Talvez haja quem contemple, com seriedade, a hipótese de se chegar a tais distopias (que em nada diferem da colonização de Marte, por exemplo), se assim tiver que ser, isto é, como se fossem uma inevitabilidade decorrente da natureza da liberdade do homem, o animal acima de todos os outros.
Mas o mercado não é a única saída ao nosso alcance, obviamente.
Além da regulação ou das disposições governamentais, tudo coisas imperfeitas que não funcionam com(o) mãos invisíveis, existe, por exemplo, a gestão comunitária, como mostrou incansavelmente Elinor Ostrom, prémio Nobel da Economia em 2009, com o seu trabalho ao longo de décadas, e empregando diversos métodos de investigação e em várias comunidades por esse mundo fora.
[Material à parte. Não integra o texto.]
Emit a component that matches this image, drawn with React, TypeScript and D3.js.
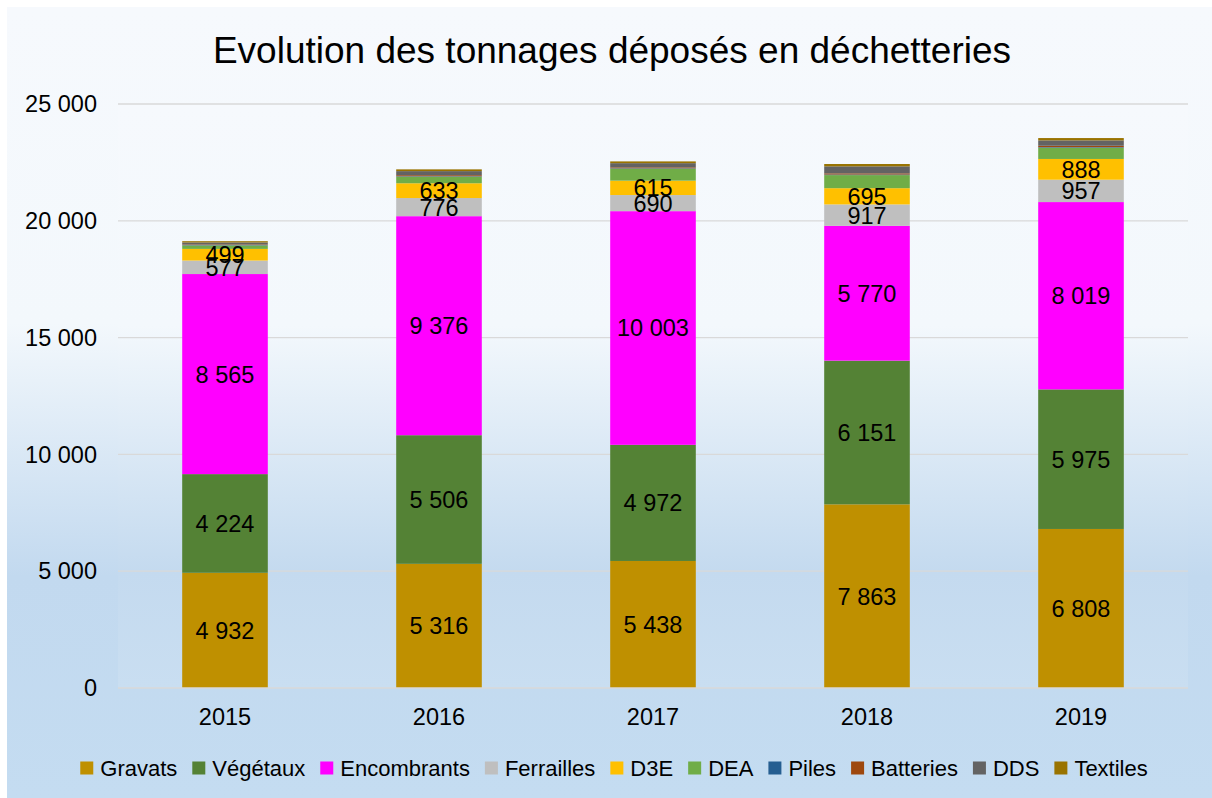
import React, { useEffect, useRef } from "react";
import * as d3 from "d3";

const years = ["2015", "2016", "2017", "2018", "2019"];
const keys = ["Gravats", "Végétaux", "Encombrants", "Ferrailles", "D3E", "DEA", "Piles", "Batteries", "DDS", "Textiles"];
const colors = ["#BF9000", "#548235", "#FF00FF", "#BFBFBF", "#FFC000", "#70AD47", "#255E91", "#9E480E", "#636363", "#997300"];

const gravats = [4932, 5316, 5438, 7863, 6808];
const vegetaux = [4224, 5506, 4972, 6151, 5975];
const encombrants = [8565, 9376, 10003, 5770, 8019];
const ferrailles = [577, 776, 690, 917, 957];
const d3e = [499, 633, 615, 695, 888];
const dea = [150, 280, 510, 560, 480];
const piles = [15, 20, 20, 25, 25];
const batteries = [25, 45, 40, 50, 60];
const dds = [85, 175, 180, 300, 230];
const textiles = [55, 75, 75, 100, 100];

const series = [gravats, vegetaux, encombrants, ferrailles, d3e, dea, piles, batteries, dds, textiles];
const labelled = ["Gravats", "Végétaux", "Encombrants", "Ferrailles", "D3E"];
const yTicks = [0, 5000, 10000, 15000, 20000, 25000];

const W = 1212;
const H = 798;
const FONT = "Liberation Sans, Arial, sans-serif";

export default function App() {
  const svgRef = useRef<SVGSVGElement>(null);

  useEffect(() => {
    const svg = d3.select(svgRef.current);
    svg.selectAll("*").remove();

    const m = { left: 118, right: 1188, top: 104, bottom: 688 };

    const defs = svg.append("defs");
    const g1 = defs.append("linearGradient").attr("id", "bg").attr("x1", 0).attr("y1", 0).attr("x2", 0).attr("y2", 1);
    [[0, "#F6F9FD"], [0.4, "#F3F8FC"], [0.72, "#C2D9EF"], [1, "#C4DCF1"]].forEach(([o, c]) =>
      g1.append("stop").attr("offset", o as number).attr("stop-color", c as string));
    const g2 = defs.append("linearGradient").attr("id", "plotbg").attr("x1", 0).attr("y1", 0).attr("x2", 0).attr("y2", 1);
    [[0, "#F6F9FD"], [0.38, "#F3F8FC"], [0.8, "#C4DAEF"], [1, "#C9DEF1"]].forEach(([o, c]) =>
      g2.append("stop").attr("offset", o as number).attr("stop-color", c as string));

    svg.append("rect").attr("x", 0).attr("y", 0).attr("width", W).attr("height", H).attr("fill", "#ffffff");
    svg.append("rect").attr("x", 7).attr("y", 7).attr("width", W - 7).attr("height", H - 7).attr("fill", "url(#bg)");
    svg.append("rect").attr("x", m.left).attr("y", m.top).attr("width", m.right - m.left)
      .attr("height", m.bottom - m.top).attr("fill", "url(#plotbg)");

    const data = years.map((y, i) => {
      const row: any = { year: y };
      keys.forEach((k, j) => (row[k] = series[j][i]));
      return row;
    });

    const x = d3.scaleBand().domain(years).range([m.left, m.right]).paddingInner(0.6).paddingOuter(0.3);
    const y = d3.scaleLinear().domain([0, 25000]).range([m.bottom, m.top]);
    const fmt = (v: number) => d3.format(",")(v).replace(/,/g, " ");

    // grid
    svg.append("g").selectAll("line").data(yTicks.slice(1)).join("line")
      .attr("x1", m.left).attr("x2", m.right)
      .attr("y1", (d) => y(d)).attr("y2", (d) => y(d))
      .attr("stroke", "#D9D9D9").attr("stroke-width", 1.3);

    svg.append("g").selectAll("text").data(yTicks).join("text")
      .attr("x", 97).attr("y", (d) => y(d)).attr("dy", "0.35em")
      .attr("text-anchor", "end").attr("font-family", FONT).attr("font-size", 23.5).attr("fill", "#000")
      .text((d) => fmt(d));

    const layers = d3.stack().keys(keys)(data);

    svg.append("g").selectAll("g").data(layers).join("g")
      .attr("fill", (_d, i) => colors[i])
      .selectAll("rect").data((d) => d).join("rect")
      .attr("x", (d: any) => x(d.data.year)!)
      .attr("width", x.bandwidth())
      .attr("y", (d) => y(d[1]))
      .attr("height", (d) => y(d[0]) - y(d[1]));

    // axis line
    svg.append("line").attr("x1", m.left).attr("x2", m.right).attr("y1", m.bottom).attr("y2", m.bottom)
      .attr("stroke", "#D9D9D9").attr("stroke-width", 1.3);

    const labelLayers = layers.filter((l) => labelled.includes(l.key));
    svg.append("g").selectAll("g").data(labelLayers).join("g")
      .selectAll("text").data((d) => d).join("text")
      .attr("x", (d: any) => x(d.data.year)! + x.bandwidth() / 2)
      .attr("y", (d) => (y(d[0]) + y(d[1])) / 2)
      .attr("dy", "0.36em").attr("text-anchor", "middle")
      .attr("font-family", FONT).attr("font-size", 23.5).attr("fill", "#000")
      .text((d) => fmt(d[1] - d[0]));

    svg.append("g").selectAll("text").data(years).join("text")
      .attr("x", (d) => x(d)! + x.bandwidth() / 2).attr("y", 725)
      .attr("text-anchor", "middle").attr("font-family", FONT).attr("font-size", 23.5).attr("fill", "#000")
      .text((d) => d);

    svg.append("text").attr("x", 612).attr("y", 63).attr("text-anchor", "middle")
      .attr("font-family", FONT).attr("font-size", 37).attr("fill", "#000")
      .text("Evolution des tonnages déposés en déchetteries");

    // legend
    const legend = svg.append("g");
    let cx = 0;
    const items: { k: string; c: string; x: number }[] = [];
    const measure = legend.append("text").attr("font-family", FONT).attr("font-size", 22);
    keys.forEach((k, i) => {
      measure.text(k);
      const w = (measure.node() as SVGTextElement).getComputedTextLength();
      items.push({ k, c: colors[i], x: cx });
      cx += 13 + 7 + w + 15;
    });
    measure.remove();
    const total = cx - 15;
    const start = 614 - total / 2;
    const it = legend.selectAll("g").data(items).join("g")
      .attr("transform", (d) => `translate(${start + d.x},768)`);
    it.append("rect").attr("x", 0).attr("y", -6.5).attr("width", 13).attr("height", 13).attr("fill", (d) => d.c);
    it.append("text").attr("x", 20).attr("dy", "0.35em")
      .attr("font-family", FONT).attr("font-size", 22).attr("fill", "#000").text((d) => d.k);
  }, []);

  return (
    <svg ref={svgRef} width={W} height={H}
      style={{ position: "absolute", left: 0, top: 0, display: "block" }} />
  );
}
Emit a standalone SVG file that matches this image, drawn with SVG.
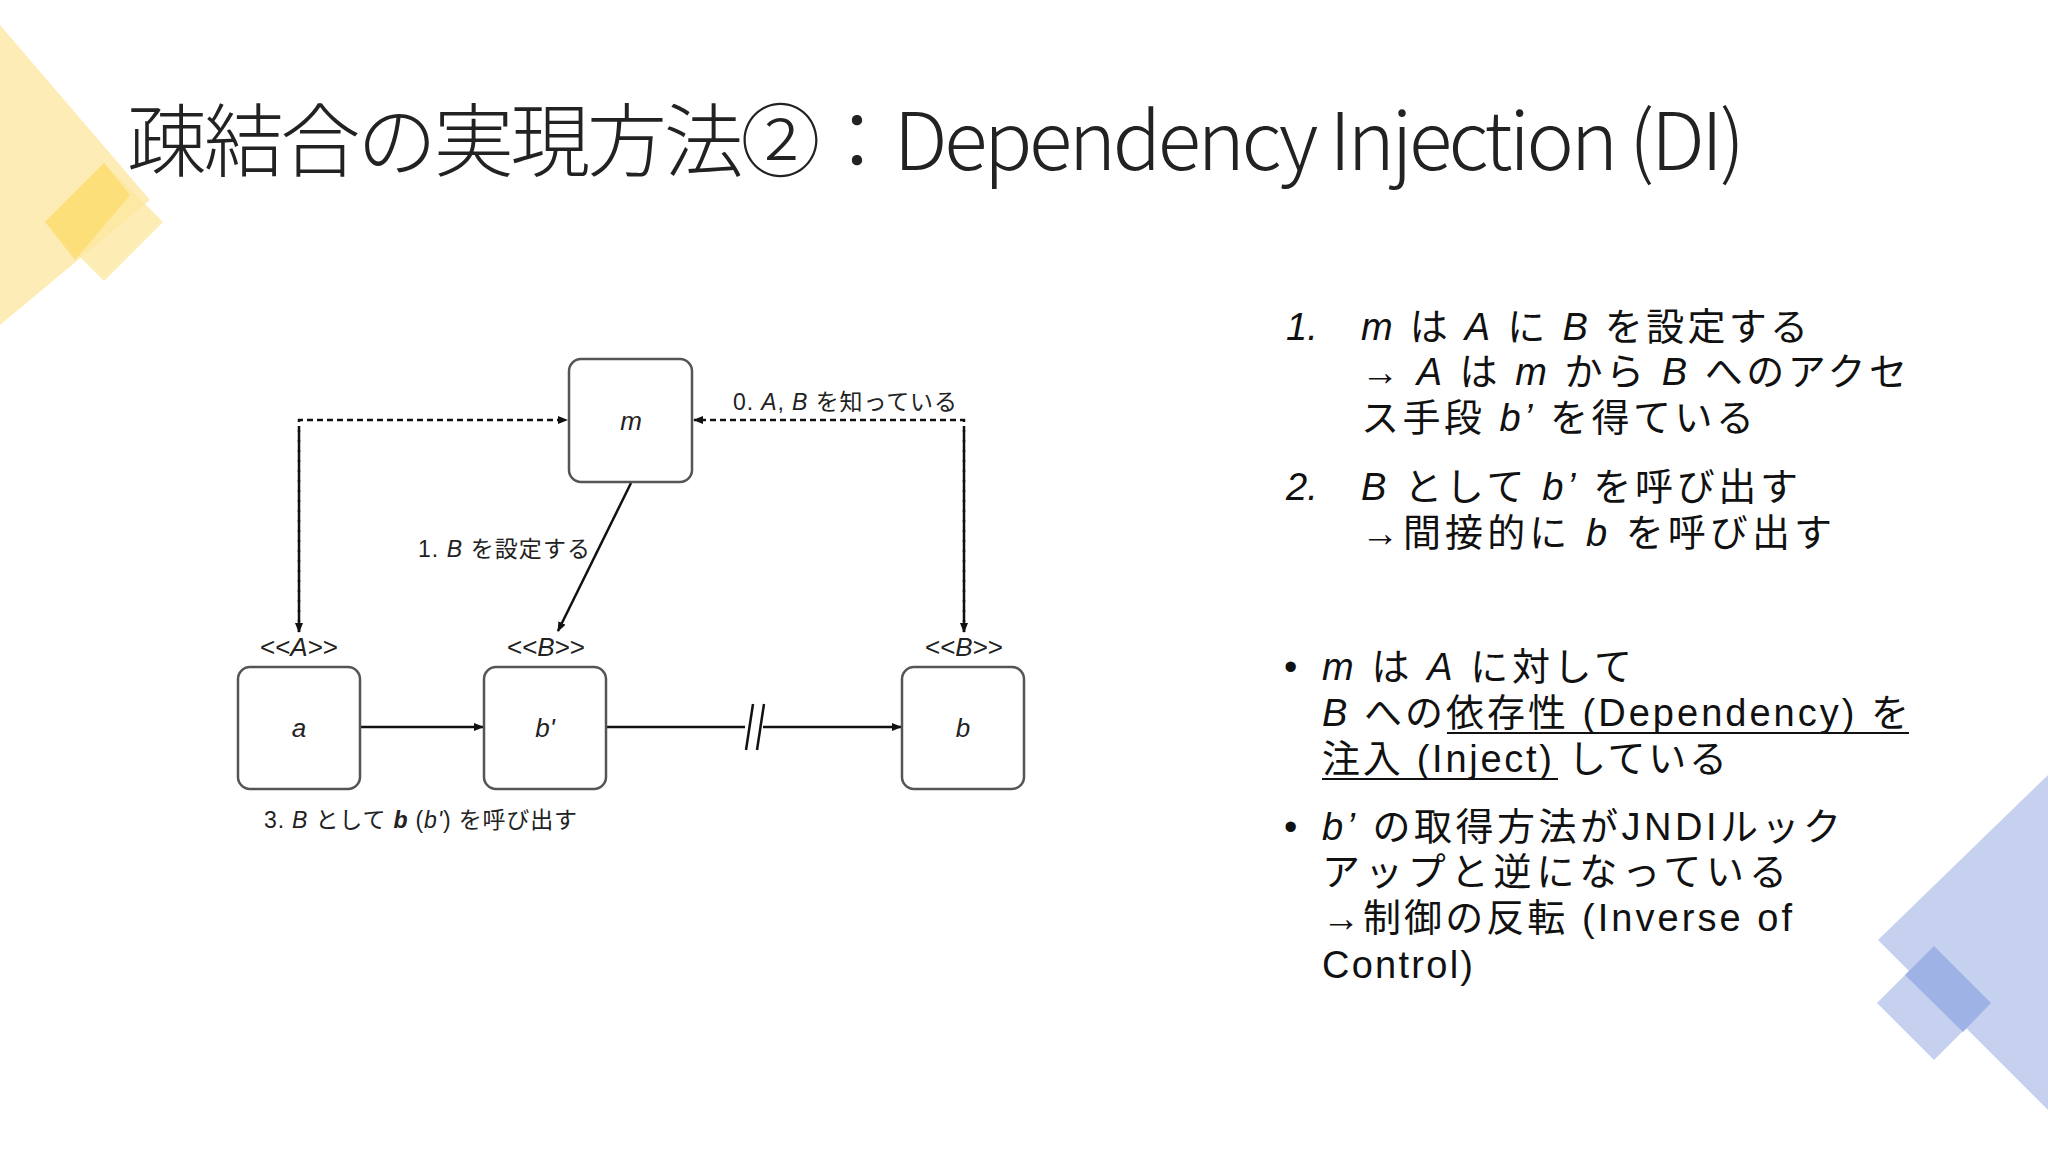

É o caso, além de tantos outros, dos sistemas de irrigação partilhada na Indonésia, como é também o caso, em Portugal, dos terrenos baldios, existentes principalmente no Norte e Centro do país. São terras que não são do estado nem de nenhum privado e, em rigor, nem de nenhuma comunidade (a questão central é, de facto, uma questão de propriedade, no sentido de posse). Sem dono, são terras, e foram muitas mais no passado, cujo uso pelos elementos da comunidade é gerido pela própria comunidade que nelas vive e delas retira (ou retirava) o seu sustento, garantindo a sua sustentabilidade, a das terras. Mas como pode perpetuar-se esta singularidade se as próprias comunidades estão a desaparecer?
É por essa ameaça que existe cada vez maior pressão para um género de concessão destas terras a entidades privadas, isto é, empresas. Frequentemente, essa pressão exerce-se sob o argumento de que, na ausência de pessoas, com o fim das comunidades, a concessão é a única forma de as preservar, às terras, de preservar a floresta, e, de caminho, lidar eficazmente com o flagelo dos incêndios.
Mas como o mundo se muda talvez mudando o nosso mundo, uma saída para a encruzilhada à escala global, e não só, em que nos encontramos, pode estar no desenvolvimento e aperfeiçoamento de modelos cooperativos de organização coletiva e comunitária para o que nunca poderá ser objeto de transação nos mercados, como há séculos sucede com os baldios.